The percentage cover of a tree canopy for a given area, referred as Tree Canopy Cover (TCC), is often considered as a preferred, simple, and comparable measurement for evaluation of urban forest composition and its health status55. Its coverage can be compared to an inventory of all urban tree species in urban environment54. Our results showed a total of 65.92% of the study area under vegetation cover, of which the TCC of both J. mimosifolia and P. × acerifolia constituted 38% with 18.4% and 19.6%, respectively (Table 3). Although our result for TCC was only for two species, it is considerably high compared to the entire tree population canopy cover of 65% reported in Portland (Oregon), 68% in Atherton (California), and 50% in Dallas (Texas)56. While the lower TCC threshold for a forest is still debatable and ranges from 10 to 70%, the United Nations Framework Convention on Climate Change (UNFCCC) has set a benchmark of 10–30% or more of canopy cover to define a forest57. In this regard, our TCC results of 38% from only two species does indeed supports that the city of Johannesburg is a man-made jungle as often indicated reportedly. The highest TCC of J. mimosifolia and P. × acerifolia were concentrated in the low-density most affluent residential areas of the city including the suburbs of, inter alia, Bryanston, Sandton, Randburg, Sundowner, Bezuidenhout Vally, Hyde Park, Valeriedene, Emmarentia, Sunninghill (1.8 and 2.0 km2), and Craighall Park which showed the largest areas of tree canopy cover for the Jacaranda and Plane trees. Nevertheless, not only some of the suburbs were clipped and not fully included in the map classified using SPOT 6 imageries (Fig. 5), but also the suburbs of Saxonwold, Houghton, Park View, and Parkwood are observed to have large population of the species. But because of the suburbs’ relatively smaller size, the TCC area of the two species in Table 4 is reported smaller.

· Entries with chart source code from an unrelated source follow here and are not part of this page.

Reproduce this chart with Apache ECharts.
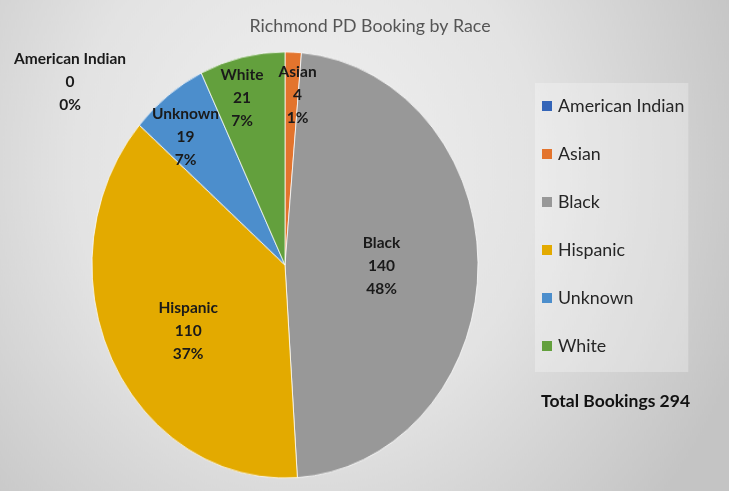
<!DOCTYPE html>
<html>
<head>
<meta charset="utf-8">
<script src="https://cdn.jsdelivr.net/npm/echarts@6/dist/echarts.min.js"></script>
<style>
  html, body { margin: 0; padding: 0; width: 729px; height: 491px; overflow: hidden; }
  #pie, #over { position: absolute; left: 0; top: 0; width: 729px; height: 491px; }
  #pie { transform-origin: 285px 265px; transform: scaleY(1.104); }
</style>
</head>
<body>
<div id="pie"></div>
<div id="over"></div>
<script>
// ---- data ----
const chartTitle = 'Richmond PD Booking by Race';
const categories = ['American Indian', 'Asian', 'Black', 'Hispanic', 'Unknown', 'White'];
const bookings = [0, 4, 140, 110, 19, 21];
const totalLabel = 'Total Bookings';

// ---- styles ----
const colors = ['#3465B8', '#E3742D', '#989898', '#E3AA00', '#4C8ECC', '#63A03D'];
const labelRadial = [null, 0.80, 0.50, 0.60, 0.79, 0.815]; // radial factor for label placement
const labelNudge = [[0, 0], [6, 0], [0, 0], [7, 9], [-7, 6], [-8, 2]];
const zeroLabelPos = [70, 82];
const CX = 285, CY = 265, RX = 193, RY = 213;

const total = bookings.reduce((a, b) => a + b, 0);
const seriesData = categories.map((c, i) => ({ name: c, value: bookings[i], itemStyle: { color: colors[i] } }));

// mid angles (clockwise from 12 o'clock)
const midAngles = [];
let acc = 0;
bookings.forEach(v => { midAngles.push((acc + v / 2) / total * 2 * Math.PI); acc += v; });

// background + pie (stretched vertically to an ellipse)
const pie = echarts.init(document.getElementById('pie'));
pie.setOption({
  backgroundColor: {
    type: 'radial', x: 0.42, y: 0.36, r: 0.95,
    colorStops: [
      { offset: 0, color: '#f1f1f1' },
      { offset: 0.5, color: '#e3e3e3' },
      { offset: 1, color: '#c4c4c4' }
    ]
  },
  animation: false,
  series: [{
    type: 'pie',
    center: [CX, CY],
    radius: RX,
    startAngle: 90,
    clockwise: true,
    silent: true,
    label: { show: false },
    labelLine: { show: false },
    itemStyle: { borderColor: 'rgba(255,255,255,0.75)', borderWidth: 1 },
    data: seriesData
  }]
});

// overlay: title, legend, labels, total
const over = echarts.init(document.getElementById('over'));
over.setOption({
  animation: false,
  color: colors,
  title: [{
    text: chartTitle,
    left: 365, top: 12, textAlign: 'center',
    textStyle: { fontFamily: 'Lato', fontWeight: 'normal', fontSize: 17.8, color: '#555' }
  }, {
    text: totalLabel + ' ' + total,
    left: 541, top: 392, padding: 0,
    textStyle: { fontFamily: 'Lato', fontWeight: 'bold', fontSize: 17.5, color: '#111' }
  }],
  legend: {
    orient: 'vertical',
    left: 535, top: 83,
    padding: [13, 4, 16, 7],
    backgroundColor: 'rgba(255,255,255,0.28)',
    itemWidth: 10, itemHeight: 10, itemGap: 28,
    icon: 'rect',
    selectedMode: false,
    data: categories.map((c, i) => ({ name: c, itemStyle: { color: colors[i], opacity: 1 } })),
    textStyle: { fontFamily: 'Lato', fontSize: 17.8, color: '#262626', lineHeight: 20, padding: [0, 0, 0, 1] }
  },
  series: [{
    type: 'pie',
    center: [CX, CY],
    radius: RX,
    startAngle: 90,
    clockwise: true,
    silent: true,
    percentPrecision: 0,
    itemStyle: { opacity: 0 },
    emphasis: { disabled: true },
    labelLine: { show: false },
    label: {
      show: true,
      position: 'inside',
      formatter: '{b}\n{c}\n{d}%',
      fontFamily: 'Lato', fontWeight: 'bold', fontSize: 15.5, lineHeight: 23,
      color: '#1a1a1a', align: 'center', opacity: 1
    },
    labelLayout: function (p) {
      const i = p.dataIndex;
      if (bookings[i] === 0) {
        return { x: zeroLabelPos[0], y: zeroLabelPos[1], align: 'center', verticalAlign: 'middle' };
      }
      const a = midAngles[i], f = labelRadial[i];
      return {
        x: CX + f * RX * Math.sin(a) + labelNudge[i][0],
        y: CY - f * RY * Math.cos(a) + labelNudge[i][1],
        align: 'center', verticalAlign: 'middle'
      };
    },
    data: seriesData
  }]
});
</script>
</body>
</html>
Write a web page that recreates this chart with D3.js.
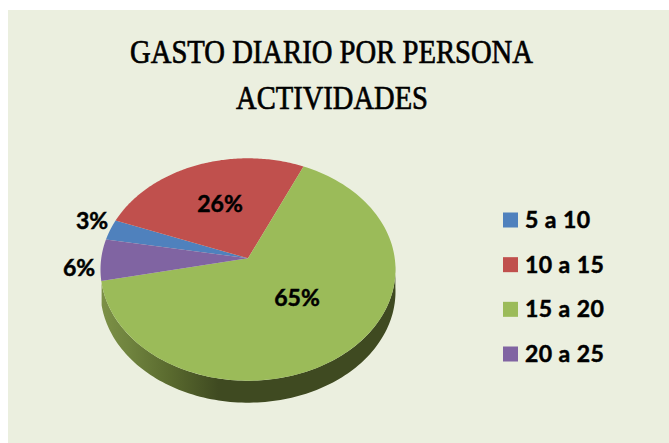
<!DOCTYPE html>
<html><head><meta charset="utf-8">
<script src="https://cdn.jsdelivr.net/npm/d3@7/dist/d3.min.js"></script>
<style>html,body{margin:0;padding:0;background:#fff}svg{display:block}</style>
</head><body><div id="c"></div>
<script>
const categories = ["5 a 10","10 a 15","15 a 20","20 a 25"];
const values = [3,26,65,6];
const colors = ["#4f81bd","#c0504d","#9bbb59","#8064a2"];
const titleLines = ["GASTO DIARIO POR PERSONA","ACTIVIDADES"];

const W=669,H=443;
const svg=d3.select("#c").append("svg").attr("width",W).attr("height",H);
svg.append("rect").attr("x",8).attr("y",10).attr("width",W-8).attr("height",H-10).attr("fill","#ebefdf");

const defs=svg.append("defs");
const g=defs.append("linearGradient").attr("id","side").attr("gradientUnits","userSpaceOnUse")
 .attr("x1",100).attr("x2",396).attr("y1",0).attr("y2",0);
[[0,"#7d9147"],[0.1,"#6f833e"],[0.24,"#59692e"],[0.4,"#3f4a21"],[1,"#3f4a21"]].forEach(s=>g.append("stop").attr("offset",s[0]).attr("stop-color",s[1]));

// perspective projection of the pie disc
const cx=248,cy=258.3,A=146.75,B=110.07,k=0.1007,depth=22;
const proj=(a,r,dy=0)=>{const u=r*Math.sin(a),v=r*Math.cos(a),w=1+k*v;return [cx+A*u/w,cy-B*v/w+dy];};
const pie=d3.pie().sort(null).startAngle(-80*Math.PI/180).endAngle(280*Math.PI/180);
const arcs=pie(values);
const line=d3.line();
const sweep=(a0,a1,dy=0)=>d3.range(0,121).map(i=>proj(a0+(a1-a0)*i/120,1,dy));

// side wall: visible lower rim
const green=arcs[2];
const a0=Math.PI/2+0.06, a1=green.endAngle-0.02;
svg.append("path").attr("fill","url(#side)")
  .attr("d",line(sweep(a0,a1).concat(sweep(a1,a0,depth)))+"Z");

arcs.forEach((d,i)=>{
  svg.append("path").attr("fill",colors[i])
    .attr("d",line([[cx,cy]].concat(sweep(d.startAngle,d.endAngle)))+"Z");
});

// titles
const titleX=[331.5,332], titleY=[63,109], titleLen=[403,192];
titleLines.forEach((t,i)=>svg.append("text").attr("x",titleX[i]).attr("y",titleY[i]).attr("text-anchor","middle")
  .attr("font-family","Liberation Serif").attr("font-size",34).attr("fill","#000").attr("stroke","#000").attr("stroke-width",0.7)
  .attr("textLength",titleLen[i]).attr("lengthAdjust","spacingAndGlyphs").text(t));

// data labels
const labelPos=[[92,229],[220,212],[297,306],[79,276]];
arcs.forEach((d,i)=>svg.append("text").attr("x",labelPos[i][0]).attr("y",labelPos[i][1]).attr("text-anchor","middle")
  .attr("font-family","Lato").attr("font-weight",700).attr("font-size",23).attr("fill","#000")
  .attr("stroke","#000").attr("stroke-width",0.5)
  .text(values[i]+"%"));

// legend
const ly=d3.scalePoint().domain(categories).range([220,354]);
categories.forEach((c,i)=>{
  svg.append("rect").attr("x",503).attr("y",ly(c)-7.5).attr("width",15).attr("height",15).attr("fill",colors[i]);
  svg.append("text").attr("x",525).attr("y",ly(c)+8).attr("font-family","Lato").attr("font-weight",700)
    .attr("font-size",23).attr("letter-spacing",0.45).attr("fill","#000").attr("stroke","#000").attr("stroke-width",0.5).text(c);
});
</script></body></html>
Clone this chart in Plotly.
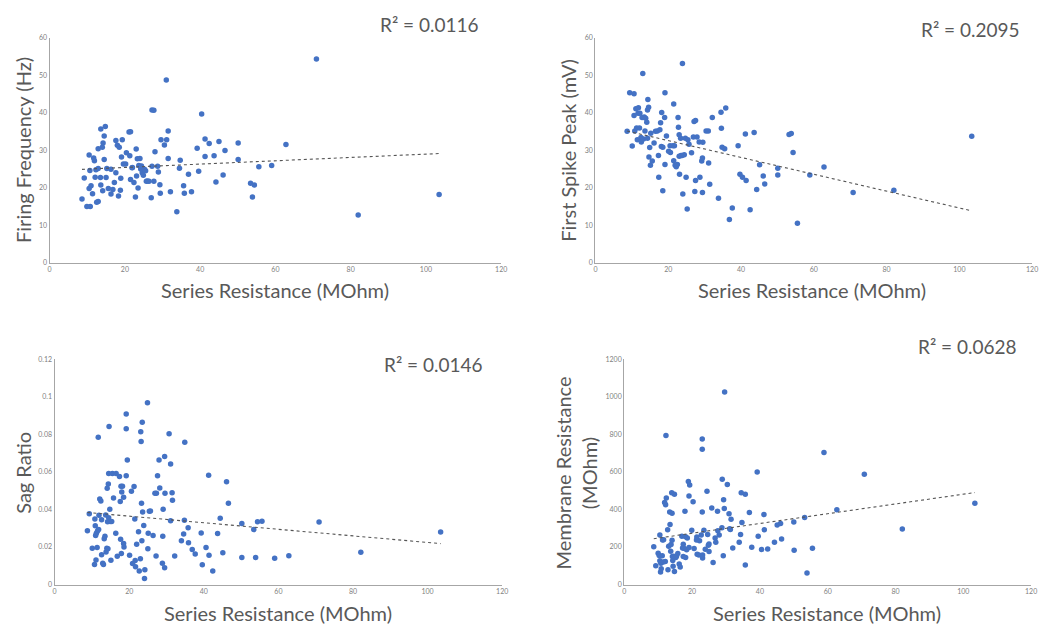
import numpy as np
import plotly.graph_objects as go

# ---------------- data ----------------
ff_x = [8.6, 9.2, 9.9, 10.8, 10.5, 10.7, 10.5, 11.0, 11.4, 11.7, 12.1, 12.5, 12.9, 12.9, 12.9, 13.6, 14.0, 14.2,
        14.5, 14.8, 13.5, 13.6, 14.1, 14.5, 15.0, 15.2, 15.6, 16.3, 16.3, 17.2, 17.6, 17.6, 18.0, 18.5, 18.3, 18.9,
        19.1, 19.3, 19.6, 20.2, 20.4, 21.1, 21.5, 21.3, 21.5, 21.9, 22.4, 22.8, 23.0, 23.3, 23.5, 23.1, 23.7, 24.0,
        24.2, 24.6, 24.9, 25.2, 25.7, 26.4, 27.0, 27.2, 27.2, 27.7, 27.7, 28.0, 28.7, 28.9, 29.3, 29.4, 29.6, 30.5,
        31.0, 31.1, 31.5, 31.5, 32.1, 33.8, 34.7, 34.5, 35.6, 35.8, 36.9, 37.7, 39.2, 39.6, 40.4, 41.3, 41.3, 42.4,
        43.7, 44.2, 45.0, 46.1, 46.6, 50.1, 50.1, 53.4, 53.9, 54.4, 55.6, 59.0, 62.8, 70.9, 82.0, 103.5,
        11.9, 12.3, 16.8, 22.0, 25.5, 26.0, 24.4, 18.8]
ff_y = [17.0, 22.6, 15.0, 15.0, 28.7, 24.6, 19.8, 20.5, 18.4, 27.9, 22.8, 16.1, 16.3, 25.1, 30.4, 35.6, 30.8, 31.9,
        33.8, 36.3, 22.7, 20.7, 19.2, 27.5, 22.7, 25.1, 19.8, 24.9, 18.3, 21.4, 24.0, 32.6, 31.3, 30.8, 17.8, 22.5,
        28.2, 32.8, 26.3, 26.3, 29.3, 34.8, 34.9, 28.5, 22.2, 25.3, 21.4, 17.5, 30.3, 27.7, 19.9, 23.1, 25.9, 27.8,
        25.0, 24.0, 23.3, 24.9, 21.7, 21.7, 17.3, 25.7, 40.7, 40.6, 21.7, 29.6, 25.7, 24.2, 20.8, 18.5, 32.8, 31.4,
        48.7, 32.8, 35.1, 27.8, 18.9, 13.6, 27.3, 25.2, 20.5, 18.5, 23.6, 18.9, 30.5, 24.4, 39.6, 33.0, 28.3, 31.8,
        28.5, 21.5, 32.3, 23.4, 29.9, 31.9, 27.5, 21.2, 17.5, 20.7, 25.6, 25.9, 31.5, 54.3, 12.7, 18.2,
        27.2, 24.8, 19.5, 25.4, 24.5, 21.8, 25.8, 19.3]

fsp_x = [8.7, 9.4, 10.1, 10.6, 10.6, 10.8, 11.1, 11.3, 11.5, 11.7, 11.8, 12.1, 12.2, 12.5, 12.6, 12.8, 13.0, 13.2,
         13.4, 13.6, 13.8, 14.1, 14.3, 14.4, 14.3, 14.6, 14.7, 14.9, 15.1, 15.2, 15.6, 16.1, 16.5, 17.0, 17.3, 17.4,
         17.7, 17.9, 18.1, 18.2, 18.5, 18.5, 19.0, 19.1, 19.1, 19.5, 20.1, 20.5, 20.6, 21.3, 21.5, 21.5, 21.7, 21.9,
         22.2, 22.5, 22.7, 22.8, 23.0, 23.0, 23.1, 23.4, 23.5, 23.8, 23.9, 24.0, 24.4, 24.7, 24.9, 25.2, 25.4, 25.7,
         26.4, 26.9, 27.1, 27.5, 27.5, 27.3, 27.9, 28.5, 28.7, 29.2, 29.4, 29.5, 29.4, 30.4, 31.0, 31.1, 31.4, 32.1,
         33.8, 34.5, 34.6, 34.8, 35.5, 35.8, 36.8, 37.6, 39.2, 39.7, 40.4, 41.2, 41.4, 42.5, 43.6, 44.3, 45.1, 46.1,
         46.5, 50.1, 50.1, 53.2, 53.8, 54.3, 55.5, 58.9, 62.8, 70.8, 82.0, 103.4]
fsp_y = [35.0, 45.3, 31.1, 45.0, 39.2, 35.1, 41.0, 35.9, 32.8, 39.8, 41.3, 35.9, 39.8, 33.4, 32.2, 38.7, 50.4, 33.0,
         38.8, 35.1, 38.5, 37.4, 40.7, 43.5, 33.2, 41.4, 28.2, 30.7, 26.0, 34.5, 27.1, 31.9, 35.0, 35.1, 28.6, 22.8,
         35.4, 37.3, 31.0, 40.0, 19.2, 30.8, 38.7, 26.2, 45.3, 33.8, 29.7, 31.2, 29.4, 31.2, 42.3, 27.2, 31.2, 26.0,
         25.6, 26.2, 38.7, 36.1, 34.1, 28.4, 23.6, 33.2, 28.6, 28.6, 53.1, 18.3, 28.8, 33.2, 22.8, 14.3, 32.8, 31.6,
         29.3, 33.5, 37.6, 37.9, 21.9, 19.0, 33.5, 32.2, 22.8, 27.1, 27.9, 32.1, 18.7, 35.1, 35.1, 26.6, 20.9, 38.7,
         17.2, 40.1, 35.8, 30.8, 30.4, 41.2, 11.5, 14.6, 31.2, 23.6, 22.8, 34.3, 21.9, 14.1, 34.7, 19.5, 26.1, 23.1,
         21.0, 25.2, 23.4, 34.2, 34.4, 29.4, 10.5, 23.4, 25.5, 18.7, 19.3, 33.7]

sag_x = [8.8, 9.3, 10.1, 10.7, 10.8, 10.9, 11.0, 11.1, 11.2, 11.4, 11.5, 11.7, 11.8, 11.9, 12.1, 12.4, 12.6, 12.6,
         12.9, 13.1, 13.3, 13.5, 13.7, 13.8, 14.0, 14.1, 14.2, 14.3, 14.4, 14.5, 14.5, 14.6, 14.8, 14.9, 15.1, 15.3,
         15.5, 15.8, 16.4, 16.5, 16.8, 17.4, 17.6, 17.7, 17.8, 17.9, 18.0, 18.2, 18.5, 18.5, 18.6, 19.2, 19.2, 19.2,
         19.5, 20.1, 20.6, 20.9, 21.3, 21.5, 21.6, 21.7, 22.0, 22.5, 22.7, 23.0, 23.1, 23.2, 23.3, 23.4, 23.5, 23.6,
         23.9, 24.1, 24.2, 24.9, 25.0, 25.1, 25.4, 25.7, 26.4, 26.9, 27.2, 27.3, 27.6, 28.0, 28.2, 28.9, 29.0, 29.1,
         29.5, 29.5, 29.6, 30.7, 31.1, 31.1, 31.5, 31.6, 32.2, 34.0, 34.6, 34.8, 34.9, 35.8, 35.9, 36.9, 37.7, 39.3,
         39.6, 40.6, 41.3, 41.4, 42.4, 43.7, 44.4, 45.1, 46.1, 46.6, 50.2, 50.2, 53.4, 53.9, 54.4, 55.6, 59.0, 62.8,
         70.9, 82.1, 103.5]
sag_y = [0.0287, 0.0378, 0.0193, 0.0107, 0.0349, 0.0314, 0.0261, 0.0131, 0.0273, 0.0198, 0.0286, 0.0785, 0.0293,
         0.0370, 0.0456, 0.0445, 0.0345, 0.0159, 0.0114, 0.0107, 0.0244, 0.0258, 0.0371, 0.0173, 0.0193, 0.0513,
         0.0335, 0.0191, 0.0536, 0.0356, 0.0592, 0.0843, 0.0401, 0.0336, 0.0130, 0.0336, 0.0592, 0.0461, 0.0273,
         0.0592, 0.0151, 0.0576, 0.0443, 0.0242, 0.0524, 0.0166, 0.0494, 0.0524, 0.0219, 0.0466, 0.0200, 0.0909,
         0.0830, 0.0580, 0.0664, 0.0156, 0.0498, 0.0112, 0.0522, 0.0349, 0.0128, 0.0095, 0.0215, 0.0282, 0.0072,
         0.0138, 0.0815, 0.0762, 0.0434, 0.0233, 0.0865, 0.0387, 0.0315, 0.0032, 0.0079, 0.0969, 0.0191, 0.0273,
         0.0391, 0.0392, 0.0261, 0.0487, 0.0152, 0.0487, 0.0580, 0.0664, 0.0515, 0.0114, 0.0258, 0.0401, 0.0089,
         0.0682, 0.0487, 0.0804, 0.0643, 0.0340, 0.0489, 0.0450, 0.0152, 0.0233, 0.0270, 0.0343, 0.0759, 0.0303,
         0.0223, 0.0187, 0.0163, 0.0275, 0.0105, 0.0198, 0.0583, 0.0156, 0.0072, 0.0272, 0.0354, 0.0170, 0.0548,
         0.0433, 0.0326, 0.0144, 0.0293, 0.0144, 0.0335, 0.0338, 0.0140, 0.0154, 0.0333, 0.0172, 0.0280]

mr_x = [8.7, 9.3, 10.0, 10.3, 10.5, 10.5, 10.7, 10.8, 10.9, 11.2, 11.3, 11.5, 11.6, 11.9, 12.1, 12.2, 12.3, 12.4,
        12.8, 12.9, 13.1, 13.4, 13.5, 13.7, 13.8, 14.0, 14.1, 14.1, 14.2, 14.3, 14.4, 14.6, 14.8, 14.8, 15.2, 15.4,
        15.8, 16.2, 16.5, 17.0, 17.2, 17.4, 17.4, 17.6, 17.9, 18.1, 18.1, 18.4, 18.6, 18.9, 19.1, 19.1, 19.3, 19.9,
        20.3, 20.6, 21.3, 21.4, 21.5, 22.0, 22.2, 22.7, 23.0, 23.0, 23.0, 23.1, 23.1, 23.5, 23.9, 24.4, 24.6, 24.8,
        25.0, 25.0, 25.8, 26.2, 26.8, 27.0, 27.5, 27.6, 28.0, 28.8, 28.9, 29.2, 29.3, 29.5, 29.6, 30.4, 30.9, 31.1,
        31.3, 31.5, 32.0, 33.9, 34.3, 34.5, 34.7, 35.7, 35.7, 36.9, 37.6, 39.2, 39.5, 40.5, 41.2, 41.3, 42.3, 44.3,
        45.1, 46.1, 46.4, 50.0, 50.1, 53.2, 53.9, 55.5, 58.9, 62.7, 70.8, 82.0, 103.4]
mr_y = [202, 100, 167, 155, 264, 127, 67, 114, 84, 153, 238, 120, 239, 438, 123, 426, 794, 461,
        292, 79, 204, 387, 320, 178, 213, 489, 380, 236, 150, 128, 97, 151, 482, 69, 144, 151,
        165, 109, 93, 257, 195, 215, 150, 194, 391, 255, 144, 185, 248, 549, 472, 197, 531, 290,
        442, 192, 238, 253, 162, 158, 234, 264, 776, 721, 387, 157, 141, 289, 188, 498, 267, 209,
        216, 176, 408, 118, 248, 225, 391, 287, 264, 303, 561, 153, 452, 405, 1026, 533, 378, 297,
        294, 348, 195, 225, 267, 489, 331, 482, 104, 384, 199, 600, 257, 187, 373, 292, 190, 225,
        318, 326, 243, 333, 183, 357, 62, 194, 704, 399, 588, 296, 433]

r2_labels = ["R² = 0.0116", "R² = 0.2095", "R² = 0.0146", "R² = 0.0628"]
y_titles = ["Firing Frequency (Hz)", "First Spike Peak (mV)", "Sag Ratio", "Membrane Resistance<br>(MOhm)"]
x_title = "Series Resistance (MOhm)"
x_ticks = [0, 20, 40, 60, 80, 100, 120]
y_ticks = [[0, 10, 20, 30, 40, 50, 60], [0, 10, 20, 30, 40, 50, 60],
           [0, 0.02, 0.04, 0.06, 0.08, 0.1, 0.12], [0, 200, 400, 600, 800, 1000, 1200]]
y_tick_text = [["0", "10", "20", "30", "40", "50", "60"], ["0", "10", "20", "30", "40", "50", "60"],
               ["0", "0.02", "0.04", "0.06", "0.08", "0.1", "0.12"],
               ["0", "200", "400", "600", "800", "1000", "1200"]]

# ---------------- layout geometry ----------------
W, H = 1057, 630
panels = [
    dict(x=ff_x, y=ff_y, px=(48, 503), py=(33, 261), r2=(431, 20), yt=(21, 147), xt=(275, 289)),
    dict(x=fsp_x, y=fsp_y, px=(598, 1038), py=(33, 261), r2=(976, 25), yt=(570, 147), xt=(816, 289)),
    dict(x=sag_x, y=sag_y, px=(53, 504), py=(359, 587), r2=(435, 364), yt=(21, 474), xt=(278, 616)),
    dict(x=mr_x, y=mr_y, px=(627, 1037), py=(359, 587), r2=(973, 346), yt=(578, 474), xt=(831, 616)),
]

FONT = "Lato, 'Open Sans', sans-serif"
TXT = "#595959"
BLUE = "#4472C4"

fig = go.Figure()
annotations = []
for i, p in enumerate(panels):
    n = "" if i == 0 else str(i + 1)
    xa, ya = "x" + n, "y" + n
    xs = np.array(p["x"], dtype=float)
    ys = np.array(p["y"], dtype=float)
    fig.add_trace(go.Scatter(x=xs, y=ys, mode="markers", xaxis=xa, yaxis=ya,
                             marker=dict(color=BLUE, size=5.5), showlegend=False))
    slope, icpt = np.polyfit(xs, ys, 1)
    lx = np.array([xs.min(), xs.max()])
    fig.add_trace(go.Scatter(x=lx, y=slope * lx + icpt, mode="lines", xaxis=xa, yaxis=ya,
                             line=dict(color="#555555", width=1.1, dash="dot"), showlegend=False))
    yt = y_ticks[i]
    fig.update_layout(**{
        "xaxis" + n: dict(domain=[p["px"][0] / W, p["px"][1] / W], range=[0, 120],
                          tickvals=x_ticks, showgrid=False, zeroline=False,
                          showline=True, linecolor="#a6a6a6", linewidth=1.3,
                          tickfont=dict(size=7, color="#7f7f7f", family=FONT),
                          anchor=ya, ticks=""),
        "yaxis" + n: dict(domain=[1 - p["py"][1] / H, 1 - p["py"][0] / H], range=[yt[0], yt[-1]],
                          tickvals=yt, ticktext=y_tick_text[i], showgrid=False, zeroline=False,
                          showline=True, linecolor="#a6a6a6", linewidth=1.3,
                          tickfont=dict(size=7, color="#7f7f7f", family=FONT),
                          anchor=xa, ticks=""),
    })
    annotations.append(dict(text=r2_labels[i], x=p["r2"][0] / W, y=1 - p["r2"][1] / H, xref="paper",
                            yref="paper", showarrow=False, xanchor="center", yanchor="middle",
                            font=dict(size=19, color=TXT, family=FONT)))
    annotations.append(dict(text=y_titles[i], x=p["yt"][0] / W, y=1 - p["yt"][1] / H, xref="paper",
                            yref="paper", showarrow=False, xanchor="center", yanchor="middle",
                            textangle=-90, font=dict(size=20, color=TXT, family=FONT)))
    annotations.append(dict(text=x_title, x=p["xt"][0] / W, y=1 - p["xt"][1] / H, xref="paper",
                            yref="paper", showarrow=False, xanchor="center", yanchor="middle",
                            font=dict(size=20, color=TXT, family=FONT)))

fig.update_layout(width=W, height=H, margin=dict(l=0, r=0, t=0, b=0),
                  paper_bgcolor="white", plot_bgcolor="white", annotations=annotations,
                  font=dict(family=FONT))
fig.write_html("out.html")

This seems to be a general trend for many other big cities of the world. McPherson et al.54 also found that the highest TCC (31%) was found in low-density residential areas of the Los Angeles city. Similarly, Seburanga 3 indicated that most of the ornamental street trees are located in the affluent suburbs in the inner city of Rwanda where the Europeans first settled.

Conclusion

The distribution and tree canopy cover (TCC) of the two most prominent street trees (Jacaranda mimosifolia and Platanus × acerifolia) in the city of Johannesburg were investigated using the multispectral SPOT 6 satellite data and the Random Forest classification algorithm. The separability between the species was evaluated using the spectral bands (Blue, Green, Red and NIR) and the NDVI index and quantified with five separability measurements (Divergence, Bhattacharyya, Transformed Divergence, Jeffries-Matusita and M-statistic). Despite its unbound behaviour for a standardized upper threshold mark for good separability, the Divergence measurement showed the highest values for separability distance between J. mimosifolia and P. × acerifolia or the other vegetation in the Blue band and the NDVI index. This was consistent with all the results of the other separability measurements, although none of them were above the lower threshold mark for good separability between the classes. It was also consistent with the Random Forest classification where the Blue band and NDVI index were the most important variables with the highest contribution for discrimination between the different species with an overall accuracy of 88%. The total vegetation cover of the study area which covers most parts of the city was 65.92% of which 38% was the TCC of the two species.

Mapping the general vegetation cover and identifying the specific distribution of the most prevalent street trees of the city will help determine the areas of priority for potential increases of vegetation cover programme in areas of high disparity, such as those with high-dense residential areas or the informal township (e.g. Alexandra) with the lowest vegetation cover. It will also be useful to assess and protect the most vulnerable street trees such as P. x acerifolia from the polyphagous shot hole borer (PSHB), Euwallacea fornicatus (Coleoptera: Curculeonidae: Scolytinae) which is threatening the urban forest in Johannesburg58.